DATA SECTION:
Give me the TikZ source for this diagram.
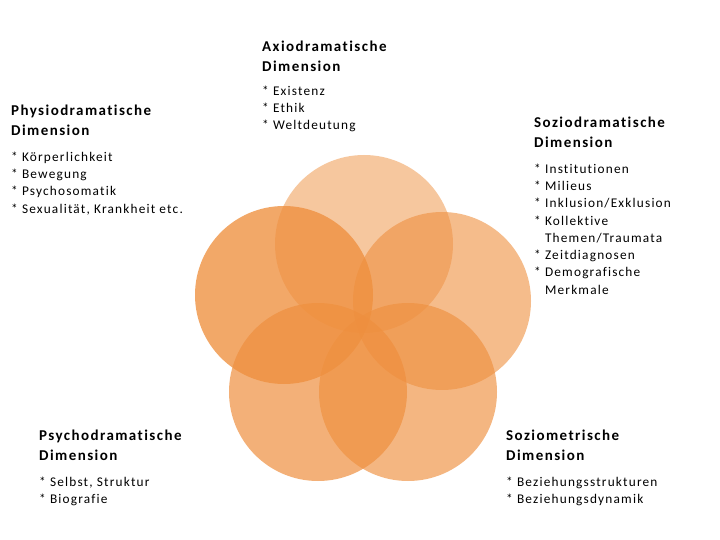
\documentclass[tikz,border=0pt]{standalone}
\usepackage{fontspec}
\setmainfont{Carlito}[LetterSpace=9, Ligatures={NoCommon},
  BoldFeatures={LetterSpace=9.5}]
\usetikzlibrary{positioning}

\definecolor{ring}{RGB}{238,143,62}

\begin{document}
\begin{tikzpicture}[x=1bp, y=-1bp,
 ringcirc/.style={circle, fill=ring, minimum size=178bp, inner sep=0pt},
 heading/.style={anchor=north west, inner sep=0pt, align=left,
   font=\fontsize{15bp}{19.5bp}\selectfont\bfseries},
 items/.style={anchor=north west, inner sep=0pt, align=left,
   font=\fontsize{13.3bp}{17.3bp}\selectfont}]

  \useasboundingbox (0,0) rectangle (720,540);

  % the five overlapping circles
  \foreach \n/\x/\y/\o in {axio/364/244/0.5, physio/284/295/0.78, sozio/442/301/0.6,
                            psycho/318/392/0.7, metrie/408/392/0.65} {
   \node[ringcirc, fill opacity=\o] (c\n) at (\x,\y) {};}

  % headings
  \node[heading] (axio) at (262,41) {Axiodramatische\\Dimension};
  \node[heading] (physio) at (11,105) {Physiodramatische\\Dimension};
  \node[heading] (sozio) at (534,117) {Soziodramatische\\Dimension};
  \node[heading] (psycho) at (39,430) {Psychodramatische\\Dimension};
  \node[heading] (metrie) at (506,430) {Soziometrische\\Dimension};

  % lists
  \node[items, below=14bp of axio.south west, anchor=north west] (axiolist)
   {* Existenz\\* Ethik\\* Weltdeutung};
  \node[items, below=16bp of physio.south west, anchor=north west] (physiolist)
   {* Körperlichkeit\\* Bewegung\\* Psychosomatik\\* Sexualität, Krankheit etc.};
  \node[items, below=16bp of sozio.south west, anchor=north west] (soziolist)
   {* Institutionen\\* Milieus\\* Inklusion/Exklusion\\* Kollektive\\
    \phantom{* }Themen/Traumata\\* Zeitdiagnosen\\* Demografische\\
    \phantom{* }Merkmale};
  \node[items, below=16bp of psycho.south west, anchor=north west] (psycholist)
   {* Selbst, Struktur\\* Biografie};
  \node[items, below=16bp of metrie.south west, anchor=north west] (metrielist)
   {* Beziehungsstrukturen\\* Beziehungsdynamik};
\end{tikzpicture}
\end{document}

WHAT YOU ARE ASKED TO DO:
Up to and including the line with "(metrie) at (506,430)", copy the data above from its first line. Skip pictures.

COMPLETE RESPONSE:
Give me the TikZ source for this diagram.
\documentclass[tikz,border=0pt]{standalone}
\usepackage{fontspec}
\setmainfont{Carlito}[LetterSpace=9, Ligatures={NoCommon},
  BoldFeatures={LetterSpace=9.5}]
\usetikzlibrary{positioning}

\definecolor{ring}{RGB}{238,143,62}

\begin{document}
\begin{tikzpicture}[x=1bp, y=-1bp,
 ringcirc/.style={circle, fill=ring, minimum size=178bp, inner sep=0pt},
 heading/.style={anchor=north west, inner sep=0pt, align=left,
   font=\fontsize{15bp}{19.5bp}\selectfont\bfseries},
 items/.style={anchor=north west, inner sep=0pt, align=left,
   font=\fontsize{13.3bp}{17.3bp}\selectfont}]

  \useasboundingbox (0,0) rectangle (720,540);

  % the five overlapping circles
  \foreach \n/\x/\y/\o in {axio/364/244/0.5, physio/284/295/0.78, sozio/442/301/0.6,
                            psycho/318/392/0.7, metrie/408/392/0.65} {
   \node[ringcirc, fill opacity=\o] (c\n) at (\x,\y) {};}

  % headings
  \node[heading] (axio) at (262,41) {Axiodramatische\\Dimension};
  \node[heading] (physio) at (11,105) {Physiodramatische\\Dimension};
  \node[heading] (sozio) at (534,117) {Soziodramatische\\Dimension};
  \node[heading] (psycho) at (39,430) {Psychodramatische\\Dimension};
  \node[heading] (metrie) at (506,430) {Soziometrische\\Dimension};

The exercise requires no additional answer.